Last updated: 27th Jan, 2024
Training an AI / Machine Learning model as sophisticated as the one used by ChatGPT involves a multi-step process that fine-tunes its ability to understand and generate human-like text. Let’s break down the ChatGPT training process into three primary steps. Note that OpenAI has not published any specific paper on this. However, the reference has been provided on this page – Introducing ChatGPT.
Fine-tuning Base Model with Supervised Learning
The first phase starts with collecting demonstration data. Here, prompts are taken from a dataset, and human labelers provide the desired output behavior, which essentially sets the standard for the AI’s responses. For example, if the prompt is to “Explain reinforcement learning to a 6-year-old,” the labeler would craft an explanation that’s comprehensible at that level.
This demonstration data is then used to fine-tune a base model like GPT-3.5 through supervised learning. In this stage, the model learns to predict the next word in a sequence, given the previous words, and aims to mimic the demonstrated behavior.
Reward Modeling based on Human Labelling
The next step involves collecting comparison data. The ChatGPT model generates several sample outputs in response to a prompt, and human labelers then rank these from best to worst. This ranking helps the ChatGPT model understand the nuances of what makes a response more valuable or appropriate than another.
This ranked data is crucial in training a reward model. This model learns to predict the quality of the ChatGPT outputs based on the human labeler’s rankings. Essentially, it’s a guide that helps the ChatGPT understand the preferences and values reflected in human judgments.
A reward model is typically a classifier that predicts one of two classes—positive or negative.
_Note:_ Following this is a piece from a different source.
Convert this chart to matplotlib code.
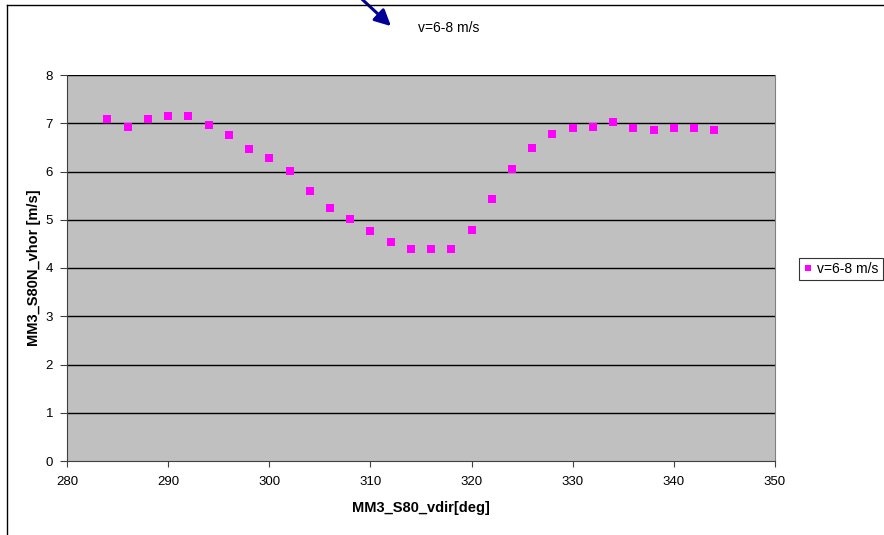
import numpy as np
import matplotlib
matplotlib.use("Agg")
import matplotlib.pyplot as plt
from matplotlib.lines import Line2D
from matplotlib.patches import FancyArrowPatch

plt.rcParams['font.family'] = ['Liberation Sans', 'DejaVu Sans']

# wind direction [deg] and mean horizontal speed [m/s]
vdir = [284, 286, 288, 290, 292, 294, 296, 298, 300, 302, 304, 306, 308, 310, 312, 314,
        316, 318, 320, 322, 324, 326, 328, 330, 332, 334, 336, 338, 340, 342, 344]
vhor = [7.08, 6.93, 7.08, 7.16, 7.14, 6.96, 6.75, 6.46, 6.29, 6.01, 5.60, 5.25, 5.01, 4.77, 4.53, 4.40,
        4.40, 4.40, 4.78, 5.43, 6.05, 6.48, 6.77, 6.90, 6.93, 7.02, 6.90, 6.87, 6.91, 6.90, 6.87]
series_name = 'v=6-8 m/s'
x_ticks = [280, 290, 300, 310, 320, 330, 340, 350]
y_ticks = [0, 1, 2, 3, 4, 5, 6, 7, 8]

fig = plt.figure(figsize=(8.84, 5.35), dpi=100)
ax = fig.add_axes([67 / 884, 1 - 461 / 535, 708 / 884, 386 / 535])
ax.set_facecolor('#c0c0c0')

ax.plot(vdir, vhor, linestyle='none', marker='s', markersize=5.4,
        color='#ff00ff', markeredgewidth=0, zorder=3)

ax.set_xlim(280, 350)
ax.set_ylim(0, 8)
ax.set_xticks(x_ticks)
ax.set_yticks(y_ticks)
for y in y_ticks[1:]:
    ax.axhline(y, color='#000000', linewidth=1.0, zorder=1)

ax.spines['top'].set_visible(False)
ax.spines['right'].set_color('#808080')
ax.spines['left'].set_color('#404040')
ax.spines['bottom'].set_color('#404040')
ax.tick_params(axis='x', direction='out', length=4, color='#404040', labelsize=9.5, pad=7)
ax.tick_params(axis='y', direction='out', length=5, color='#404040', labelsize=9.5, pad=5)

ax.set_xlabel('MM3_S80_vdir[deg]', fontsize=10.5, fontweight='bold', labelpad=9)
ax.set_ylabel('MM3_S80N_vhor [m/s]', fontsize=10.5, fontweight='bold', labelpad=3)

fig.text(449 / 884, 1 - 28 / 535, series_name, fontsize=10, ha='center', va='center')

# arrow coming from outside the frame
arr = FancyArrowPatch((360 / 884, 1.005), (393 / 884, 1 - 28 / 535),
                      transform=fig.transFigure, arrowstyle='-|>', mutation_scale=24,
                      color='#000099', linewidth=2.2)
fig.patches.append(arr)

# outer chart frame
fig.add_artist(Line2D([7 / 884, 7 / 884], [0, 1 - 5 / 535], transform=fig.transFigure,
                      color='#000000', linewidth=1))
fig.add_artist(Line2D([7 / 884, 1], [1 - 5 / 535, 1 - 5 / 535], transform=fig.transFigure,
                      color='#000000', linewidth=1))

handle = Line2D([], [], linestyle='none', marker='s', markersize=5, color='#ff00ff',
                markeredgewidth=0)
leg = fig.legend([handle], [series_name], loc='center left',
                 bbox_to_anchor=(799 / 884, 1 - 269 / 535), fontsize=10, frameon=True,
                 fancybox=False, edgecolor='#000000', handlelength=0.7, handletextpad=0.3,
                 borderpad=0.3, borderaxespad=0)
leg.get_frame().set_linewidth(0.8)

fig.savefig('out.png', dpi=100)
These are often called binary classifiers and are often based on smaller language models like BERT. Many language-aware binary classifiers already exist to classify sentiment or detect toxic language. Training a custom reward model is a relatively labor-intensive and costly endeavor. One should explore existing binary classifiers before committing to this effort. You may want to check out details in the book, Generative AI on AWS. Here are some of the steps to train a custom reward model:
- The first step to training a custom reward model is to collect data from humans on what is helpful, honest, and harmless. This is called collecting human feedback from human annotators, or labelers. In a generative context, it’s common to ask human annotators to rank various completions for a given prompt from 1 to 3 in terms of most helpful to least helpful, most honest to dishonest, and most harmful to harmless. Services such as Amazon SageMaker Ground Truth can be used for this purpose.
- The next step is to convert this data into a format used to train the reward model to predict either a positive reward (1) or a negative reward (0). In other words, you need to convert rankings 1 through 3 into 0s and 1s. This training data is used to train the reward model that will ultimately predict a reward for a generated completion during the RL fine-tuning process described in the next section.
- Finally, the reward model can be trained using a BERT-based text classifier trained to predict the probability distribution across two classes—positive (1) and negative (0)—for a given prompt-completion pair. The class with the highest probability is the predicted reward:
Reinforcement Learning for Improving Output
Finally, we come to the reinforcement learning phase, where the reward model is used to further train the ChatGPT model using the Proximal Policy Optimization (PPO) algorithm. Here’s how it works:
- A new prompt is sampled from the dataset.
- The ChatGPT model, initialized with the supervised policy, generates an output.
- The reward model evaluates this output and assigns a reward.
- This reward is used to update the ChatGPT model’s policy, encouraging it to generate better outputs in the future.
The following is the depiction of how PPO RL algorithm works with LLM in RLHF. As the name suggests, PPO optimizes a policy, in this case, the LLM, to generate completions that are more aligned with human values and preferences. With each iteration, PPO makes small and bounded updates to the LLM weights—hence the term Proximal Policy Optimization.
This cycle continues with the ChatGPT model progressively refining its responses to be more aligned with human preferences.